DATA
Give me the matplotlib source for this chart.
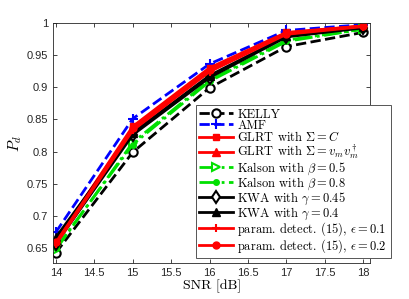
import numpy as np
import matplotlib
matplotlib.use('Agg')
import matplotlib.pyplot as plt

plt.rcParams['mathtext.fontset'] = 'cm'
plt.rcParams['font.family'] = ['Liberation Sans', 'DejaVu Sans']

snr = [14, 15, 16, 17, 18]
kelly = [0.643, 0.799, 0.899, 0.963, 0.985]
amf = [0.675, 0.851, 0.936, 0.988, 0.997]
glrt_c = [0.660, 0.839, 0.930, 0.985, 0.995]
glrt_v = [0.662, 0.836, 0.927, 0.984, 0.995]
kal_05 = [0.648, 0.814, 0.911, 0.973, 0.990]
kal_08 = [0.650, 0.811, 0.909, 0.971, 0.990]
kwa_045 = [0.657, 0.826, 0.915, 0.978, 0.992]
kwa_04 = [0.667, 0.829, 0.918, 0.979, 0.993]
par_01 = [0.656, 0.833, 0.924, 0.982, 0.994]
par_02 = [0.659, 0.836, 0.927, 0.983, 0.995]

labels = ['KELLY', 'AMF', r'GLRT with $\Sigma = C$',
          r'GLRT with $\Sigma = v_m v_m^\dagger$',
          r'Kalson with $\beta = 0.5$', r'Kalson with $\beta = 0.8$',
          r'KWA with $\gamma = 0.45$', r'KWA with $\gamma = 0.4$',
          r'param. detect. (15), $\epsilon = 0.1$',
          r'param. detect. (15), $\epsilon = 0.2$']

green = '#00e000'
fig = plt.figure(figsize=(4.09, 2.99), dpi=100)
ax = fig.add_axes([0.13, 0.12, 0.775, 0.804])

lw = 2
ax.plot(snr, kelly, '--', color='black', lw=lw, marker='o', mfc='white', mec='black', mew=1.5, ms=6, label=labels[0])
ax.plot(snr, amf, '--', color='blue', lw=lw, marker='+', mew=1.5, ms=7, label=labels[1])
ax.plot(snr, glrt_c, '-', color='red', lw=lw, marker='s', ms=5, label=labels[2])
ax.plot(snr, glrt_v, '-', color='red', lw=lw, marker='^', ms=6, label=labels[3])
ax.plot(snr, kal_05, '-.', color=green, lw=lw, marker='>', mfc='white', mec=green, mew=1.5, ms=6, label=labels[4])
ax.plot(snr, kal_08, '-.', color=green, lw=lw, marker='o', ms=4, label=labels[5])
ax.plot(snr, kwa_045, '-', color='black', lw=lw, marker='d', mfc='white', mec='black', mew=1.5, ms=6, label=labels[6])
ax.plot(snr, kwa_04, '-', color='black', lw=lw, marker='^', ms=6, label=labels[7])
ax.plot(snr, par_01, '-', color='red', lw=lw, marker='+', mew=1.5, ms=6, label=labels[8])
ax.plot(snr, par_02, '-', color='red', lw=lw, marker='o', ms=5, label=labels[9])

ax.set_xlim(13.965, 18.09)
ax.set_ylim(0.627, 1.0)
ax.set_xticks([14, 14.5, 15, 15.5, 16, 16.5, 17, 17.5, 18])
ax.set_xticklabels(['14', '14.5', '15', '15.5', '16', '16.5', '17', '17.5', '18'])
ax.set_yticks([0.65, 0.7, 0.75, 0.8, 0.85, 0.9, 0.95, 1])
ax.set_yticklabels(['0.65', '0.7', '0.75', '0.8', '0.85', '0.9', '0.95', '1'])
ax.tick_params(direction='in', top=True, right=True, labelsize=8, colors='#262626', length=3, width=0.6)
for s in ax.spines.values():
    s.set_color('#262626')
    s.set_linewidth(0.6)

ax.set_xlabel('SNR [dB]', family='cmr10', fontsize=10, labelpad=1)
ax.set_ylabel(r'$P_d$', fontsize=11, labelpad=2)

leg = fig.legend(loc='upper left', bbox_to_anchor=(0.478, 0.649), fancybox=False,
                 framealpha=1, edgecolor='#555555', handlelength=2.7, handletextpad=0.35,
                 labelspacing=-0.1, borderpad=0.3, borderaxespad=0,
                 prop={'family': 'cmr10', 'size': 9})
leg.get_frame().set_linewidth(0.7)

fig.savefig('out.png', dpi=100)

WRITTEN PROBLEM
Extract every line above containing the word "matplotlib".

EXERCISE RESULT
Give me the matplotlib source for this chart.
import matplotlib
matplotlib.use('Agg')
import matplotlib.pyplot as plt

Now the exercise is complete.